识别肿瘤微环境的重要构成并解析其中调控机制是当前肿瘤研究的重要课题。肿瘤相关巨噬细胞(TAM)是胶质瘤组织中最丰富的非肿瘤细胞，并大多极化为M2型发挥促癌作用。申请人前期发现HEXB参与构成胶质瘤细胞与TAM恶性正反馈环路，并通过抑制Hippo信号加速胶质瘤细胞糖酵解，因此提出“M2型TAM通过HEXB调控胶质瘤糖酵解的机制研究”。项目将在共培养体系中干预HEXB，检测胶质瘤糖酵解变化，探究M2型TAM是否依赖HEXB调节胶质瘤糖酵解过程；运用体内外实验平台，研究HEXB干预下Hippo通路与细胞糖酵解之间的作用关系，明确HEXB是否通过抑制Hippo信号发挥糖酵解促进作用；应用蛋白截短/突变技术，确定HEXB与Hippo信号上游抑制分子ILK的结合位点，并深入研究HEXB稳定ILK调控Hippo信号的分子机制。本项目将在肿瘤微环境与代谢重编程交叉领域进行有益探索，完善HEXB作用机制。

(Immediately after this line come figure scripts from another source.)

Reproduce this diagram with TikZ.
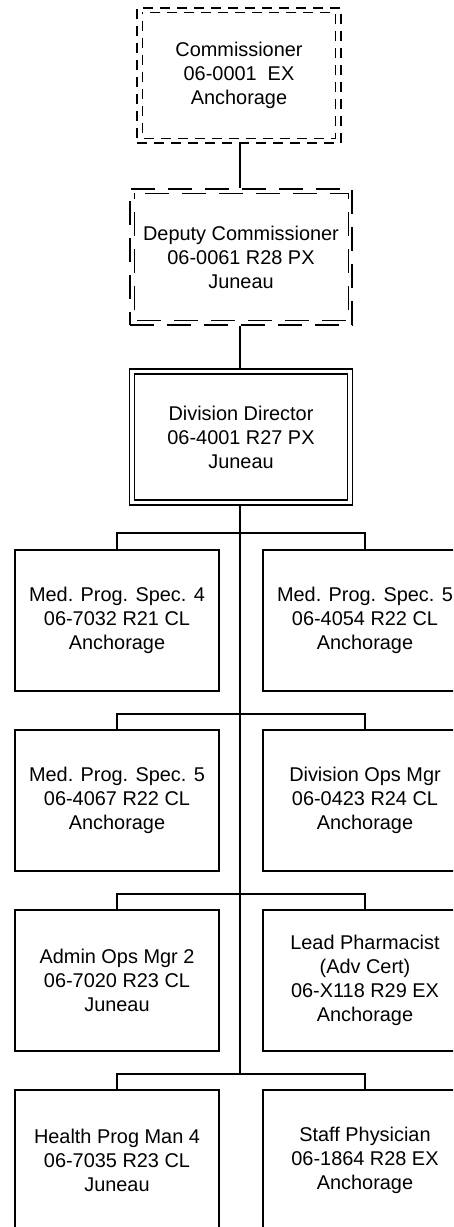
\documentclass[tikz,border=0pt]{standalone}
\usepackage{fontspec}
\setmainfont{Liberation Sans}
\begin{document}
\begin{tikzpicture}[x=1pt,y=-1pt,
  every node/.style={font=\fontsize{19.9}{24}\selectfont, align=center, inner sep=0pt},
  conn/.style={line width=2pt},
  posbox/.style={draw, line width=1.3pt, minimum width=204pt, minimum height=141pt, fill=white},
  topbox/.style={draw, line width=1.3pt, double, double distance=3.7pt, outer sep=2.5pt, minimum height=131pt},
  dashA/.style={line width=1.1pt, dash pattern=on 10pt off 7pt},
  dashB/.style={line width=1.1pt, dash pattern=on 24pt off 13pt}]
\useasboundingbox (0,0) rectangle (453,1227);
\clip (0,0) rectangle (453,1227);
\fill[white] (0,0) rectangle (453,1227);
% top chain
\node[draw, dashA, minimum width=204pt, minimum height=135pt] (com) at (239,75.5) {Commissioner\\06-0001\ \ EX\\Anchorage};
\draw[dashA, dash phase=8.5pt] ([xshift=6pt,yshift=-5pt]com.north west) rectangle ([xshift=-6pt,yshift=5pt]com.south east);
\node[draw, dashB, minimum width=222pt, minimum height=136pt] (dep) at (241,257) {Deputy Commissioner\\06-0061 R28 PX\\Juneau};
\draw[dashB, dash phase=18pt] ([xshift=5pt,yshift=-5pt]dep.north west) rectangle ([xshift=-4pt,yshift=5pt]dep.south east);
\node[topbox, minimum width=217.5pt] (dir) at (241,437) {Division Director\\06-4001 R27 PX\\Juneau};
% bars
\coordinate (b1) at (240,533);
\coordinate (b2) at (240,713.5);
\coordinate (b3) at (240,893.5);
\coordinate (b4) at (240,1073.5);
% boxes
\node[posbox] (a1) at (117,620.5) {Med. Prog. Spec. 4\\06-7032 R21 CL\\Anchorage};
\node[posbox] (a2) at (365,620.5) {Med. Prog. Spec. 5\\06-4054 R22 CL\\Anchorage};
\node[posbox] (c1) at (117,800.5) {Med. Prog. Spec. 5\\06-4067 R22 CL\\Anchorage};
\node[posbox] (c2) at (365,800.5) {Division Ops Mgr\\06-0423 R24 CL\\Anchorage};
\node[posbox] (d1) at (117,980.5) {Admin Ops Mgr 2\\06-7020 R23 CL\\Juneau};
\node[posbox] (d2) at (365,980.5) {Lead Pharmacist\\(Adv Cert)\\06-X118 R29 EX\\Anchorage};
\node[posbox] (e1) at (117,1160.5) {Health Prog Man 4\\06-7035 R23 CL\\Juneau};
\node[posbox] (e2) at (365,1160.5) {Staff Physician\\06-1864 R28 EX\\Anchorage};
% connectors
\draw[conn] (b1 |- com.south) -- (b1 |- dep.north);
\draw[conn] (b1 |- dep.south) -- (b1 |- dir.north);
\draw[conn] (b1 |- dir.south) -- (b4);
\draw[conn] (a1.north) |- (b1) -| (a2.north);
\draw[conn] (c1.north) |- (b2) -| (c2.north);
\draw[conn] (d1.north) |- (b3) -| (d2.north);
\draw[conn] (e1.north) |- (b4) -| (e2.north);
\end{tikzpicture}
\end{document}
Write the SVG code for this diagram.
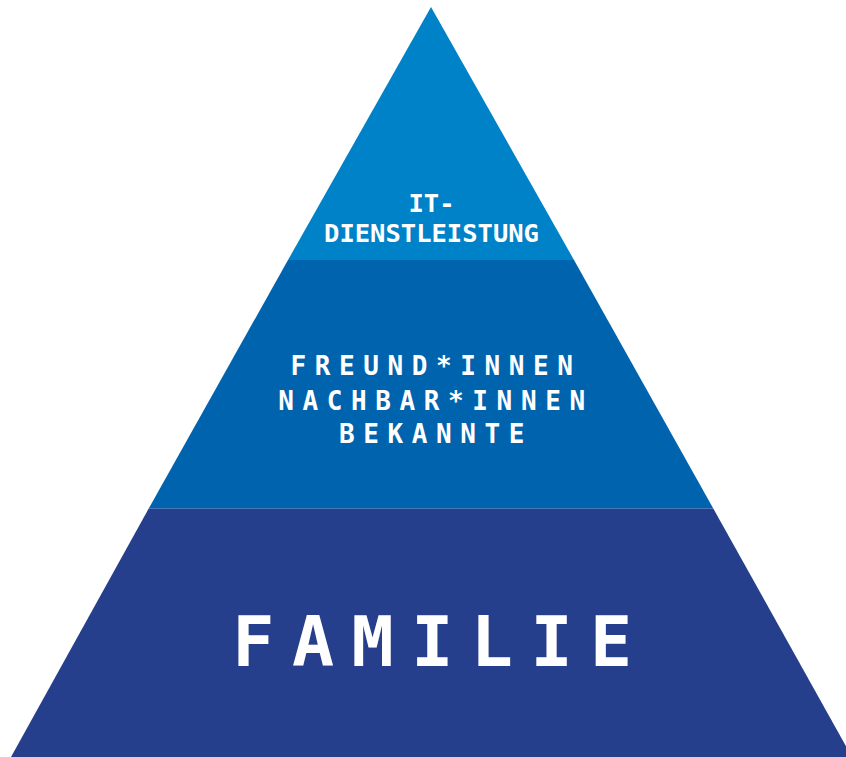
<svg xmlns="http://www.w3.org/2000/svg" width="846" height="757" viewBox="0 0 846 757">
  <style>
    .lbl { font-family: "DejaVu Sans Mono", "Liberation Mono", monospace; font-weight: bold; fill: #ffffff; text-anchor: middle; }
  </style>
  <rect width="846" height="757" fill="#ffffff"/>
  <!-- pyramid tiers, apex at (431,7) -->
  <g id="tier-top">
    <polygon points="431,7 574,260 288,260" fill="#0082C8"/>
    <text class="lbl" x="431.5" y="212" font-size="25.5">IT-</text>
    <text class="lbl" x="431.5" y="242" font-size="25.5">DIENSTLEISTUNG</text>
  </g>
  <g id="tier-middle">
    <polygon points="288,260 574,260 713,508 149,508" fill="#0063AE"/>
    <text class="lbl" x="436" y="375" font-size="26" letter-spacing="8.6">FREUND*INNEN</text>
    <text class="lbl" x="436" y="410" font-size="26" letter-spacing="8.6">NACHBAR*INNEN</text>
    <text class="lbl" x="436" y="443" font-size="26" letter-spacing="8.6">BEKANNTE</text>
  </g>
  <g id="tier-bottom">
    <polygon points="149,508 713,508 852,757 11,757" fill="#263F8C"/>
    <line x1="149" y1="508.5" x2="713" y2="508.5" stroke="#4C78B8" stroke-width="1"/>
    <text class="lbl" x="441" y="666" font-size="70" letter-spacing="17.5">FAMILIE</text>
  </g>
</svg>
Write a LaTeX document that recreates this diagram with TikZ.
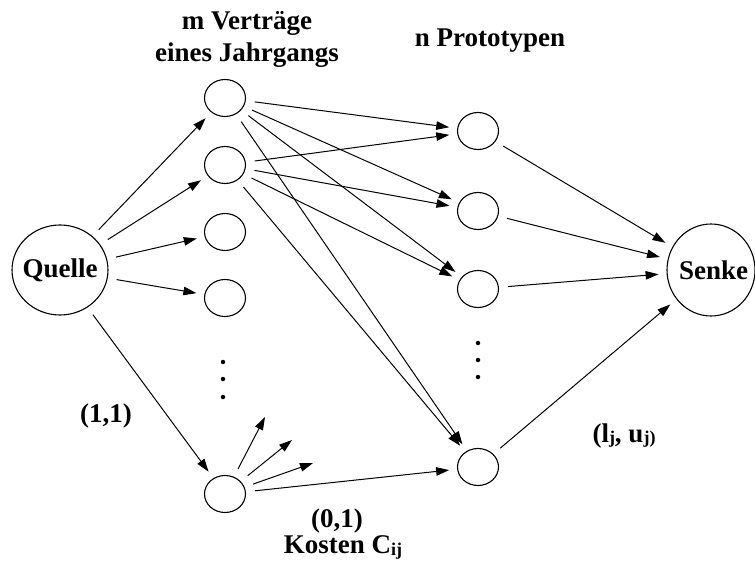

Identifying the important components of tumor microenvironment and exploring their regulatory mechanisms are the important topics in current cancer research. Tumor-associated macrophages (TAM)s are the most abundant non-tumor cells within glioma tissues. Most of TAMs are polarized into oncogenic M2 subtype. In previous study, we found that HEXB forms a malignant positive feedback loop between glioma cells and TAMs. HEXB facilitates glioma malignancy by repressing Hippo signaling and activating glycolysis. Here, we propose a project of "The mechanism of M2 TAM activating glioma glycolysis by HEXB". The project will interfere HEXB in the co-culture system to detect the change of glioma glycolysis, and explore whether M2 TAM regulates the glycolytic status of glioma cells through HEXB. The relationship between Hippo signaling and glycolytic status will be studied under HEXB intervention to clarify whether HEXB regulates glycolysis through Hippo signaling. We will also explore the binding sits between HEXB and ILK, a key upstream repressor of Hippo pathway. Their regulatory relationship will be fully investigated to clarify the mechanism of HEXB in suppressing Hippo pathway and facilitating glioma glycolysis. Taken together, this project will explore the interaction between tumor microenvironment and metabolic reprogramming, and try to elaborate the oncogenic mechanism of HEXB in glioma.